The country, led by President Teodoro Obiang Nguema Mbasogo for over four decades, has long been a curiosity. It is sub-Saharan Africa’s third-largest oil producer, yet its people live in Dickensian poverty. The capital, Malabo, boasts a skyline of modernist towers built on petrodollars, while the majority of the population scrapes by without clean water. Now, with the government’s apparent implosion, the fault lines are showing.
For British investors, the immediate fear is sovereign debt. Equatorial Guinea has borrowed heavily on international markets, and a collapse raises the spectre of default. The bonds, once seen as a high-risk but juicy yield play, are now looking like paperweights. The last time an African nation defaulted on its debt, the ripple effects hit pension funds in Surrey. History does not repeat itself, but it often rhymes.
There is a human cost here that gets lost in the spreadsheets. Equatorial Guinea’s elite have long used London as a playground. They send their children to British boarding schools, buy townhouses in Belgravia, and park their cash in London banks. A collapse at home means a fire sale of those assets. The estate agents of Chelsea will feel a chill, even if they do not follow African politics.
But beyond the financial contagion, there is a cultural shift worth noting. The British public’s appetite for investing in autocratic petrostates has waned. The rise of ESG criteria and a sharper awareness of how money buys influence have made such investments less palatable. When a government collapses, it is not just a credit event; it is a moral one. The images of Malabo’s empty luxury hotels and the sudden silence of its oligarchs’ London phone lines will underscore a broader lesson: wealth built on repression has foundations of sand.
The collapse also highlights a class dynamic. The wealthy do not just lose money; they lose a way of life. For the ordinary Briton, the impact is more subtle. It might mean a slight dip in their pension pot, or a tightening of credit. But it also means watching the spectacle of the global elite getting their comeuppance, even as the cost is shared. It is a reminder that in a globalised world, the collapse of a distant palace sends tremors to the village.
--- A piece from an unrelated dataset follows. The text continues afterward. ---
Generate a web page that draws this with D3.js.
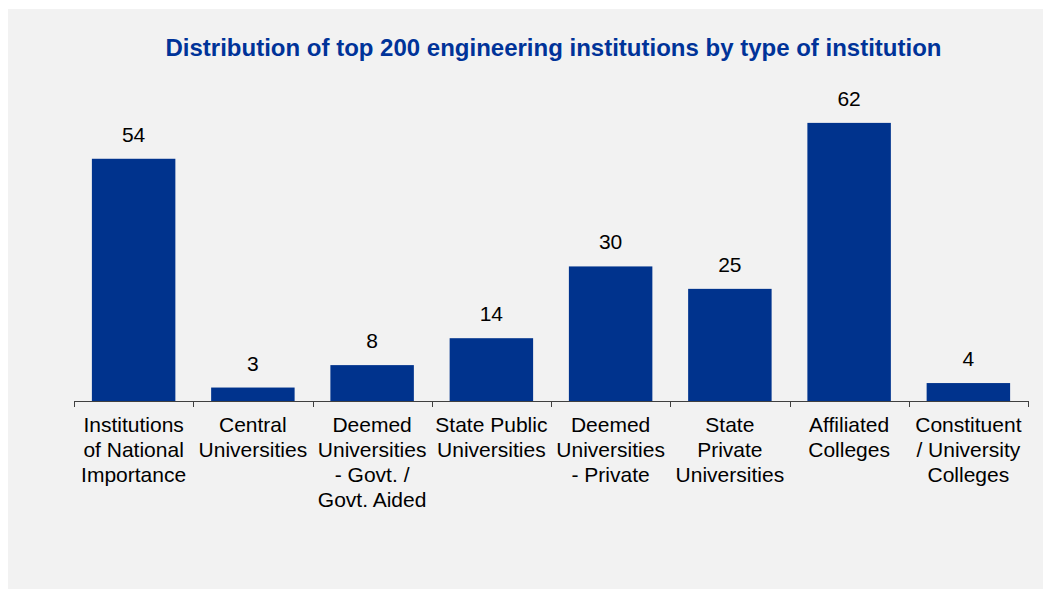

For now, the City will scramble. Investment banks will issue downgrades, and analysts will speak of contagion risk. But the real story is on the ground: in the London streets where diplomatic plates vanish, in the schools where children suddenly have to move to state education, in the quiet realisation that the party is over. The collapse of Equatorial Guinea’s government is not just a financial story. It is a story of how power and money dance together, and how the music always stops.